- _TASK INSTRUCTIONS_
Retype every line from the top of the entries down to the one with "['0', '0.5', '1', '1.5', '2'];", both included, and skip the pictures.

- _RECORDS TO PROCESS_
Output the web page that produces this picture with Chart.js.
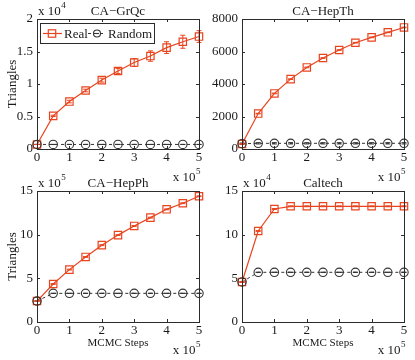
<!DOCTYPE html>
<html><head><meta charset="utf-8">
<script src="https://cdn.jsdelivr.net/npm/chart.js@4.4.0/dist/chart.umd.min.js"></script>
<style>
html,body{margin:0;padding:0;background:#fff;}
#wrap{position:relative;width:415px;height:360px;overflow:hidden;background:#fff;}
canvas{position:absolute;left:0;top:0;width:415px;height:360px;}
</style></head><body><div id="wrap">
<canvas id="c1" width="415" height="360"></canvas>
<canvas id="c2" width="415" height="360"></canvas>
<canvas id="c3" width="415" height="360"></canvas>
<canvas id="c4" width="415" height="360"></canvas>
</div>
<script>
// ---- data (x in units of 10^5 MCMC steps) ----
const steps = [0, 0.5, 1, 1.5, 2, 2.5, 3, 3.5, 4, 4.5, 5];
const xTickLabels = ['0', '1', '2', '3', '4', '5'];

// CA-GrQc (x 10^4)
const grqcReal      = [0.07, 0.51, 0.73, 0.90, 1.06, 1.20, 1.33, 1.43, 1.56, 1.65, 1.73];
const grqcRealErr   = [0, 0.01, 0.02, 0.02, 0.03, 0.04, 0.06, 0.08, 0.09, 0.10, 0.09];
const grqcRandom    = [0.07, 0.07, 0.07, 0.07, 0.07, 0.07, 0.07, 0.07, 0.07, 0.07, 0.07];
const grqcRandomErr = [0, 0, 0, 0, 0, 0, 0, 0, 0, 0, 0];
const grqcTicks     = ['0', '0.5', '1', '1.5', '2'];

// CA-HepTh
const hepthReal      = [310, 2180, 3420, 4300, 5020, 5600, 6090, 6540, 6870, 7180, 7480];
const hepthRealErr   = [20, 20, 20, 20, 20, 20, 20, 20, 20, 20, 20];
const hepthRandom    = [330, 350, 350, 350, 350, 350, 350, 350, 350, 350, 350];
const hepthRandomErr = [40, 40, 40, 40, 40, 40, 40, 40, 40, 40, 40];
const hepthTicks     = ['0', '2000', '4000', '6000', '8000'];

// CA-HepPh (x 10^5)
const hepphReal      = [2.4, 4.35, 6.0, 7.45, 8.8, 9.95, 11.0, 11.95, 12.9, 13.6, 14.4];
const hepphRealErr   = [0.05, 0.05, 0.05, 0.05, 0.05, 0.05, 0.05, 0.05, 0.05, 0.05, 0.05];
const hepphRandom    = [2.4, 3.28, 3.28, 3.28, 3.28, 3.28, 3.28, 3.28, 3.28, 3.28, 3.28];
const hepphRandomErr = [0, 0, 0, 0, 0, 0, 0, 0, 0, 0, 0];
const hepphTicks     = ['0', '5', '10', '15'];

// Caltech (x 10^4)
const caltechReal      = [4.58, 10.42, 12.94, 13.25, 13.25, 13.25, 13.25, 13.25, 13.25, 13.25, 13.25];
const caltechRealErr   = [0.05, 0.05, 0.05, 0.05, 0.05, 0.05, 0.05, 0.05, 0.05, 0.05, 0.05];
const caltechRandom    = [4.58, 5.69, 5.69, 5.69, 5.69, 5.69, 5.69, 5.69, 5.69, 5.69, 5.69];
const caltechRandomErr = [0, 0, 0, 0, 0, 0, 0, 0, 0, 0, 0];
const caltechTicks     = ['0', '5', '10', '15'];

const seriesNames = ['Real', 'Random'];

// ---- styling ----
const FONT = "'Liberation Serif', 'Times New Roman', serif";
const RED = '#e8441e';
const GRAY = '#333333';
const AXIS = '#2b2b2b';
const W = 415, H = 360;
Chart.defaults.font.family = FONT;
Chart.defaults.font.size = 13;
Chart.defaults.color = '#1a1a1a';

const panels = [
  {id:'c1', area:{l:37,t:19,r:199,b:149}, title:'CA\u2212GrQc', yMax:2, yStep:0.5, ticks:grqcTicks, yExp:'4', xExp:'5', yLabel:true, xLabel:false, legend:true,
   real:grqcReal, realErr:grqcRealErr, rand:grqcRandom, randErr:grqcRandomErr},
  {id:'c2', area:{l:242,t:19,r:404,b:149}, title:'CA\u2212HepTh', yMax:8000, yStep:2000, ticks:hepthTicks, yExp:null, xExp:'5', yLabel:false, xLabel:false, legend:false,
   real:hepthReal, realErr:hepthRealErr, rand:hepthRandom, randErr:hepthRandomErr},
  {id:'c3', area:{l:37,t:191,r:199,b:322}, title:'CA\u2212HepPh', yMax:15, yStep:5, ticks:hepphTicks, yExp:'5', xExp:'5', yLabel:true, xLabel:true, legend:false,
   real:hepphReal, realErr:hepphRealErr, rand:hepphRandom, randErr:hepphRandomErr},
  {id:'c4', area:{l:242,t:191,r:404,b:322}, title:'Caltech', yMax:15, yStep:5, ticks:caltechTicks, yExp:'4', xExp:'5', yLabel:false, xLabel:true, legend:false,
   real:caltechReal, realErr:caltechRealErr, rand:caltechRandom, randErr:caltechRandomErr}
];

function drawExpLabel(ctx, x, baseline, exp, alignRight) {
  ctx.save();
  ctx.fillStyle = '#1a1a1a';
  ctx.textBaseline = 'alphabetic';
  ctx.font = '13px ' + FONT;
  const base = 'x 10';
  const bw = ctx.measureText(base).width;
  ctx.font = '9px ' + FONT;
  const ew = ctx.measureText(exp).width;
  let x0 = alignRight ? x - bw - ew : x;
  ctx.font = '13px ' + FONT;
  ctx.textAlign = 'left';
  ctx.fillText(base, x0, baseline);
  ctx.font = '9px ' + FONT;
  ctx.fillText(exp, x0 + bw + 0.5, baseline - 7);
  ctx.restore();
}

function circleMarker(ctx, x, y, r, color) {
  ctx.beginPath(); ctx.arc(x, y, r, 0, Math.PI * 2);
  ctx.strokeStyle = color; ctx.lineWidth = 1.1; ctx.stroke();
}

const panelPlugin = {
  id: 'panelDecor',
  afterDatasetsDraw(chart, args, opts) {
    const ctx = chart.ctx;
    const xs = chart.scales.x, ys = chart.scales.y;
    chart.data.datasets.forEach(ds => {
      const errs = ds.errors; if (!errs) return;
      ctx.save();
      ctx.strokeStyle = ds.borderColor; ctx.lineWidth = 1;
      ds.data.forEach((pt, i) => {
        const px = xs.getPixelForValue(pt.x);
        const y1 = ys.getPixelForValue(pt.y - errs[i]);
        const y2 = ys.getPixelForValue(pt.y + errs[i]);
        ctx.beginPath();
        ctx.moveTo(px, y1); ctx.lineTo(px, y2);
        ctx.moveTo(px - 2.5, y1); ctx.lineTo(px + 2.5, y1);
        ctx.moveTo(px - 2.5, y2); ctx.lineTo(px + 2.5, y2);
        ctx.stroke();
      });
      ctx.restore();
    });
  },
  afterDraw(chart, args, opts) {
    const p = opts.panel;
    const ctx = chart.ctx;
    const xs = chart.scales.x, ys = chart.scales.y;
    const a = chart.chartArea;
    ctx.save();
    ctx.strokeStyle = AXIS; ctx.lineWidth = 1;
    ctx.strokeRect(Math.round(a.left) + 0.5, Math.round(a.top) + 0.5, Math.round(a.right - a.left), Math.round(a.bottom - a.top));
    const tl = 3;
    ctx.beginPath();
    xs.ticks.forEach(t => {
      const px = Math.round(xs.getPixelForValue(t.value)) + 0.5;
      ctx.moveTo(px, a.bottom); ctx.lineTo(px, a.bottom - tl);
      ctx.moveTo(px, a.top); ctx.lineTo(px, a.top + tl);
    });
    ys.ticks.forEach(t => {
      const py = Math.round(ys.getPixelForValue(t.value)) + 0.5;
      ctx.moveTo(a.left, py); ctx.lineTo(a.left + tl, py);
      ctx.moveTo(a.right, py); ctx.lineTo(a.right - tl, py);
    });
    ctx.stroke();
    ctx.fillStyle = '#1a1a1a';
    ctx.font = '13px ' + FONT;
    ctx.textAlign = 'center'; ctx.textBaseline = 'alphabetic';
    ctx.fillText(p.title, (a.left + a.right) / 2, a.top - 4);
    if (p.yExp) drawExpLabel(ctx, a.left + 1, a.top - 4, p.yExp, false);
    if (p.xExp) drawExpLabel(ctx, a.right + 1, a.bottom + 32, p.xExp, true);
    if (p.yLabel) {
      ctx.save();
      ctx.translate(a.left - 21, (a.top + a.bottom) / 2);
      ctx.rotate(-Math.PI / 2);
      ctx.font = '13px ' + FONT;
      ctx.textAlign = 'center'; ctx.textBaseline = 'alphabetic';
      ctx.fillText('Triangles', 0, 0);
      ctx.restore();
    }
    if (p.xLabel) {
      ctx.font = '11px ' + FONT;
      ctx.textAlign = 'center'; ctx.textBaseline = 'alphabetic';
      ctx.fillText('MCMC Steps', (a.left + a.right) / 2, a.bottom + 24);
    }
    if (p.legend) {
      const bx = a.left + 3.5, by = a.top + 4.5, bw = 114, bh = 20;
      ctx.fillStyle = '#fff';
      ctx.fillRect(bx, by, bw, bh);
      ctx.strokeStyle = AXIS; ctx.lineWidth = 1;
      ctx.strokeRect(bx, by, bw, bh);
      const cy = by + bh / 2;
      const ox = a.left;
      ctx.strokeStyle = RED; ctx.lineWidth = 1.2;
      ctx.beginPath(); ctx.moveTo(ox + 6, cy); ctx.lineTo(ox + 25, cy); ctx.stroke();
      ctx.strokeRect(ox + 15 - 3.7, cy - 3.7, 7.4, 7.4);
      ctx.fillStyle = '#1a1a1a';
      ctx.font = '13px ' + FONT; ctx.textAlign = 'left'; ctx.textBaseline = 'alphabetic';
      ctx.fillText(seriesNames[0], ox + 27, cy + 4.5);
      ctx.strokeStyle = GRAY; ctx.lineWidth = 1;
      ctx.setLineDash([3, 3]);
      ctx.beginPath(); ctx.moveTo(ox + 51, cy); ctx.lineTo(ox + 69, cy); ctx.stroke();
      ctx.setLineDash([]);
      circleMarker(ctx, ox + 60, cy, 3.5, GRAY);
      ctx.beginPath(); ctx.moveTo(ox + 58, cy); ctx.lineTo(ox + 62, cy); ctx.stroke();
      ctx.fillText(seriesNames[1], ox + 71, cy + 4.5);
    }
    ctx.restore();
  }
};

function toPts(arr) { return arr.map((v, i) => ({x: steps[i], y: v})); }

const YW = 37, XH = 31;
panels.forEach(p => {
  new Chart(document.getElementById(p.id), {
    type: 'line',
    data: {
      datasets: [
        {label: seriesNames[1], data: toPts(p.rand), errors: p.randErr, borderColor: GRAY, borderWidth: 1, borderDash: [3, 3],
         pointStyle: 'circle', pointRadius: 4.2, pointBorderWidth: 1.1, pointBorderColor: GRAY, pointBackgroundColor: 'rgba(0,0,0,0)',
         tension: 0, clip: false},
        {label: seriesNames[0], data: toPts(p.real), errors: p.realErr, borderColor: RED, borderWidth: 1.2,
         pointStyle: 'rect', pointRadius: 5.2, pointBorderWidth: 1.2, pointBorderColor: RED, pointBackgroundColor: 'rgba(0,0,0,0)',
         tension: 0, clip: false}
      ]
    },
    options: {
      responsive: false, animation: false, devicePixelRatio: 1,
      layout: {padding: {top: p.area.t, right: W - p.area.r, left: p.area.l - YW, bottom: H - p.area.b - XH}},
      plugins: {legend: {display: false}, tooltip: {enabled: false}, title: {display: false}, panelDecor: {panel: p}},
      scales: {
        x: {type: 'linear', min: 0, max: 5,
            ticks: {stepSize: 1, padding: 1, maxRotation: 0, autoSkip: false, callback: v => xTickLabels[Math.round(v)]},
            grid: {display: false, drawTicks: false}, border: {display: false},
            afterFit: s => { s.height = XH; }},
        y: {type: 'linear', min: 0, max: p.yMax,
            ticks: {stepSize: p.yStep, padding: 4, autoSkip: false, callback: (v, i) => p.ticks[i]},
            grid: {display: false, drawTicks: false}, border: {display: false},
            afterFit: s => { s.width = YW; }}
      }
    },
    plugins: [panelPlugin]
  });
});
</script>
</body></html>
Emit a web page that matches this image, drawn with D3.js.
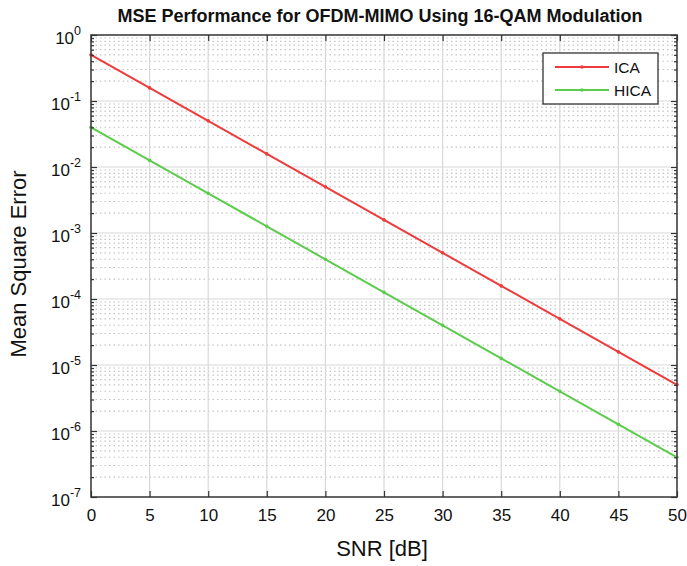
<!DOCTYPE html>
<html>
<head>
<meta charset="utf-8">
<script src="https://cdn.jsdelivr.net/npm/d3@7"></script>
<style>
  body { margin: 0; background: #fff; }
  text { font-family: "Liberation Sans", Arial, sans-serif; fill: #111; }
</style>
</head>
<body>
<div id="chart"></div>
<script>
// SNR points (dB)
const snr = [0, 5, 10, 15, 20, 25, 30, 35, 40, 45, 50];
// MSE values
const icaMse = [0.5, 0.158, 0.05, 0.0158, 0.005, 0.00158, 5e-4, 1.58e-4, 5e-5, 1.58e-5, 5e-6];
const hicaMse = [0.04, 0.0126, 0.004, 0.00126, 4e-4, 1.26e-4, 4e-5, 1.26e-5, 4e-6, 1.26e-6, 4e-7];
const xTicks = [0, 5, 10, 15, 20, 25, 30, 35, 40, 45, 50];
const yExponents = [0, -1, -2, -3, -4, -5, -6, -7];

const series = [
  { name: "ICA", values: icaMse, color: "#ee3b3b" },
  { name: "HICA", values: hicaMse, color: "#5ccc4c" }
];

const W = 687, H = 566;
const margin = { top: 35, right: 10, bottom: 69, left: 91 };
const width = W - margin.left - margin.right;
const height = H - margin.top - margin.bottom;

const svg = d3.select("#chart").append("svg")
  .attr("width", W).attr("height", H);

const g = svg.append("g")
  .attr("transform", "translate(" + margin.left + "," + margin.top + ")");

const x = d3.scaleLinear().domain([0, 50]).range([0, width]);
const y = d3.scaleLog().domain([1e-7, 1]).range([height, 0]);

// minor grid (dotted)
let minors = [];
for (let e = -7; e < 0; e++) {
  for (let m = 2; m <= 9; m++) minors.push(m * Math.pow(10, e));
}
g.append("g").selectAll("line").data(minors).enter().append("line")
  .attr("x1", 0).attr("x2", width)
  .attr("y1", d => y(d)).attr("y2", d => y(d))
  .attr("stroke", "#c4c4c4").attr("stroke-width", 1.2)
  .attr("stroke-dasharray", "1.5,3");

// major grid
g.append("g").selectAll("line").data(yExponents.map(e => Math.pow(10, e))).enter().append("line")
  .attr("x1", 0).attr("x2", width)
  .attr("y1", d => y(d)).attr("y2", d => y(d))
  .attr("stroke", "#d8d8d8").attr("stroke-width", 1.2);
g.append("g").selectAll("line").data(xTicks).enter().append("line")
  .attr("x1", d => x(d)).attr("x2", d => x(d))
  .attr("y1", 0).attr("y2", height)
  .attr("stroke", "#d8d8d8").attr("stroke-width", 1.2);

// lines
const line = d3.line().x((d, i) => x(snr[i])).y(d => y(d));
series.forEach(s => {
  g.append("path").datum(s.values)
    .attr("d", line)
    .attr("fill", "none")
    .attr("stroke", s.color)
    .attr("stroke-width", 2);
  g.append("g").selectAll("circle").data(s.values).enter().append("circle")
    .attr("cx", (d, i) => x(snr[i])).attr("cy", d => y(d))
    .attr("r", 1.8).attr("fill", s.color);
});

// frame with inward ticks (matlab style)
g.append("rect").attr("width", width).attr("height", height)
  .attr("fill", "none").attr("stroke", "#444").attr("stroke-width", 1.6);

const xAxis = d3.axisBottom(x).tickValues(xTicks).tickSize(-6).tickPadding(12).tickFormat(d3.format("d"));
const xg = g.append("g").attr("transform", "translate(0," + height + ")").call(xAxis);
g.append("g").call(d3.axisTop(x).tickValues(xTicks).tickSize(-6).tickFormat(""));

const yAxis = d3.axisLeft(y).tickValues(yExponents.map(e => Math.pow(10, e))).tickSize(-6).tickFormat("");
g.append("g").call(yAxis);
g.append("g").attr("transform", "translate(" + width + ",0)")
  .call(d3.axisRight(y).tickValues(yExponents.map(e => Math.pow(10, e))).tickSize(-6).tickFormat(""));
// minor y ticks
g.append("g").call(d3.axisLeft(y).tickValues(minors).tickSize(-3).tickFormat(""));
g.append("g").attr("transform", "translate(" + width + ",0)")
  .call(d3.axisRight(y).tickValues(minors).tickSize(-3).tickFormat(""));

g.selectAll(".domain").remove();
g.selectAll(".tick line").attr("stroke", "#333").attr("stroke-width", 1.2);
xg.selectAll("text").attr("font-size", 17).style("fill", "#111");

// y tick labels as 10^e
const yl = g.append("g");
yExponents.forEach(e => {
  const t = yl.append("text")
    .attr("x", -10).attr("y", y(Math.pow(10, e)) + 9)
    .attr("text-anchor", "end").attr("font-size", 17);
  t.append("tspan").text("10");
  t.append("tspan").attr("dy", -9).attr("font-size", 12.5).text(String(e));
});

// title and labels
svg.append("text").attr("x", margin.left + width / 2 - 4).attr("y", 22)
  .attr("text-anchor", "middle").attr("font-size", 18).attr("font-weight", "bold")
  .text("MSE Performance for OFDM-MIMO Using 16-QAM Modulation");
svg.append("text").attr("x", margin.left + width / 2 - 2).attr("y", 556)
  .attr("text-anchor", "middle").attr("font-size", 22).text("SNR [dB]");
svg.append("text").attr("transform", "translate(26," + (margin.top + height / 2 - 2) + ") rotate(-90)")
  .attr("text-anchor", "middle").attr("font-size", 22).text("Mean Square Error");

// legend
const lg = svg.append("g").attr("transform", "translate(543,53)");
lg.append("rect").attr("width", 115).attr("height", 51)
  .attr("fill", "#fff").attr("stroke", "#333").attr("stroke-width", 1.3);
series.forEach((s, i) => {
  const yy = 14 + i * 23;
  lg.append("line").attr("x1", 12).attr("x2", 66).attr("y1", yy).attr("y2", yy)
    .attr("stroke", s.color).attr("stroke-width", 2);
  lg.append("circle").attr("cx", 39).attr("cy", yy).attr("r", 1.8).attr("fill", s.color);
  lg.append("text").attr("x", 71).attr("y", yy + 5.5).attr("font-size", 15.5).text(s.name);
});
</script>
</body>
</html>
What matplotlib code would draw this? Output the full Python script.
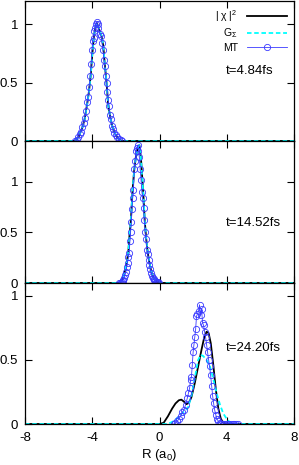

- _ANSWER TO THE EXERCISE_
Output the web page that produces this picture with Chart.js.
<!DOCTYPE html>
<html><head><meta charset="utf-8">
<script src="https://cdn.jsdelivr.net/npm/chart.js@4.4.0/dist/chart.umd.min.js"></script>
<style>
html,body{margin:0;padding:0;background:#fff;}
#wrap{position:relative;width:415px;height:360px;overflow:hidden;background:#fff;}
canvas{position:absolute;left:0;top:0;width:415px;height:360px;}
</style></head><body><div id="wrap">
<canvas id="c1" width="415" height="360"></canvas>
<canvas id="c2" width="415" height="360"></canvas>
<canvas id="c3" width="415" height="360"></canvas>
<canvas id="c4" width="415" height="360"></canvas>
</div>
<script>
// ---- data (x in units of 10^5 MCMC steps) ----
const steps = [0, 0.5, 1, 1.5, 2, 2.5, 3, 3.5, 4, 4.5, 5];
const xTickLabels = ['0', '1', '2', '3', '4', '5'];

// CA-GrQc (x 10^4)
const grqcReal      = [0.07, 0.51, 0.73, 0.90, 1.06, 1.20, 1.33, 1.43, 1.56, 1.65, 1.73];
const grqcRealErr   = [0, 0.01, 0.02, 0.02, 0.03, 0.04, 0.06, 0.08, 0.09, 0.10, 0.09];
const grqcRandom    = [0.07, 0.07, 0.07, 0.07, 0.07, 0.07, 0.07, 0.07, 0.07, 0.07, 0.07];
const grqcRandomErr = [0, 0, 0, 0, 0, 0, 0, 0, 0, 0, 0];
const grqcTicks     = ['0', '0.5', '1', '1.5', '2'];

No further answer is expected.